Recorded data:
—————

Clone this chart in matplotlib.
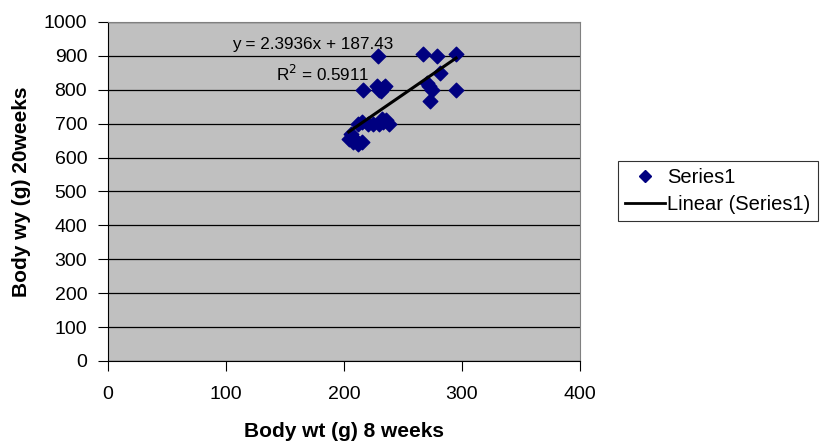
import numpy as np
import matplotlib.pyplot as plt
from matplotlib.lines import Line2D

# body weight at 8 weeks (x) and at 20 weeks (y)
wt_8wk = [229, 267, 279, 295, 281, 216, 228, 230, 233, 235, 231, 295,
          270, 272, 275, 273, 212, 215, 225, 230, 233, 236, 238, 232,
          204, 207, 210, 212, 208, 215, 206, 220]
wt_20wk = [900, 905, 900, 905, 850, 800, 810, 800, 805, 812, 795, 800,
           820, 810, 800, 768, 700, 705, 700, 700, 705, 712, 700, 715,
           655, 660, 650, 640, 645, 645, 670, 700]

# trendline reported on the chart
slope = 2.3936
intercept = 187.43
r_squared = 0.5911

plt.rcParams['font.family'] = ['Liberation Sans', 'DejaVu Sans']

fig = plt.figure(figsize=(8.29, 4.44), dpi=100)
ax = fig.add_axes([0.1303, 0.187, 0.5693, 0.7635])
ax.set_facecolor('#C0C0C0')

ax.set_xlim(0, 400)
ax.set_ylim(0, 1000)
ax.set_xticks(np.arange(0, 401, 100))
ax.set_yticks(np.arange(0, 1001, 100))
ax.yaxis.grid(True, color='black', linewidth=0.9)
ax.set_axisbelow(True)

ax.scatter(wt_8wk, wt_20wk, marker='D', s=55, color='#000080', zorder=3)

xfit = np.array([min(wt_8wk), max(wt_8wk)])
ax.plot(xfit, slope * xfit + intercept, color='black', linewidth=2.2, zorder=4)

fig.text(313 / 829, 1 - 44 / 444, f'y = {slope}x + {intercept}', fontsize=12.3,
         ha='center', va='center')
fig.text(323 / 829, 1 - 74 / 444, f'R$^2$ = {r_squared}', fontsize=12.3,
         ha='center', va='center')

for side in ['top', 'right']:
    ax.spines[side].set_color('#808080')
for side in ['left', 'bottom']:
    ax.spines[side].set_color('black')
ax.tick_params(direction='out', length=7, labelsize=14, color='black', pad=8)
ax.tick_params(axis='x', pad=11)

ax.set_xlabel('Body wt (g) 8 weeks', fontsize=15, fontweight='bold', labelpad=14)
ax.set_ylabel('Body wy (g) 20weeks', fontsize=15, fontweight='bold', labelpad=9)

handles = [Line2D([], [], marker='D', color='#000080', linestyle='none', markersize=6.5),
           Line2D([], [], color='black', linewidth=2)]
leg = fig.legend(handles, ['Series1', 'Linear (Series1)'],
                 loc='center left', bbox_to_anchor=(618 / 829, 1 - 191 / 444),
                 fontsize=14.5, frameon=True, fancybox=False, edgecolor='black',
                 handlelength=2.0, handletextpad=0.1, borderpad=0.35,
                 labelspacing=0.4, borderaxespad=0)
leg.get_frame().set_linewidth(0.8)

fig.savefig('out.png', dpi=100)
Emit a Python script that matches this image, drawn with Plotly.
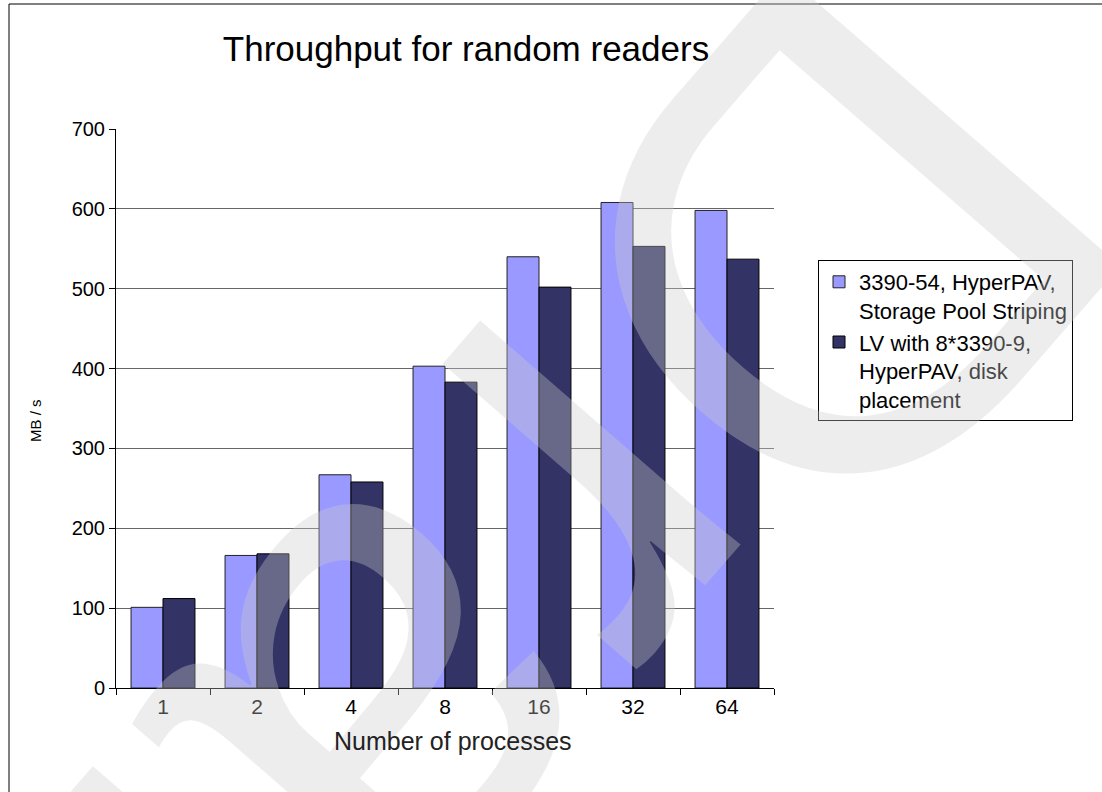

—————

The request: Exactly restate the lines from the beginning of the data through the line with "from matplotlib.lines import Line2D", and no others, keeping pictures out.

The response:
Clone this chart in matplotlib.
import numpy as np
import matplotlib.pyplot as plt
from matplotlib.lines import Line2D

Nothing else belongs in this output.